India, still a developing nation, considers itself poor. It marginalizes its original inhabitants and their capability. The land is taken away from their ownership by the structures that persists. Every third person in India is said to be poor. According to the statistics of Socio-Economic Caste Census 2011, 29.8% of the total population is poor and they belong to the lower castes in India. According to their findings after the survey of 24.39 crore households, 30% of the rural households are landless, and depend on manual labour for survival. Among the land that is owned, 40% is not used for agriculture. In fact, only 4% is used for irrigation and mechanical agriculture techniques. Only 10% of the population own any equipment relevant for agricultural occupation. Almost 75% of the household earns less than
INR 5000 a month. Less than 5% of the population belonging to the scheduled tribe and scheduled caste earns more than INR 10000 a month. Also, according to the survey, 52% of the rural household are illiterate.

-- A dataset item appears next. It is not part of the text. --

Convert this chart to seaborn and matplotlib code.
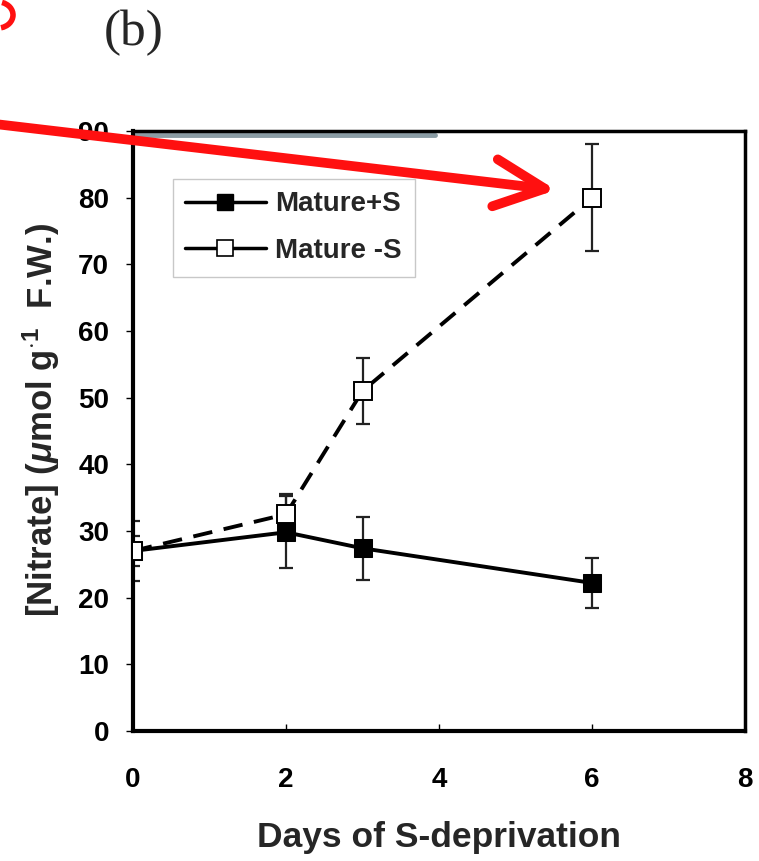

Therefore, it is always the lower caste community that suffers. There is no escape for the community from this financial matrix. Along with the imposition of hereditary occupation, the ascribed statuses makes life difficult for them. The gap between wealth and income, with regard to the caste system in India is ever widening. With a job that does not even provide for their basic requirements and growing expenditures, no one can achieve the new titles or lifestyle. Caste mobility thus becomes an illusion in India while the economy continues to rest in the hands of the elite and the few upper castes.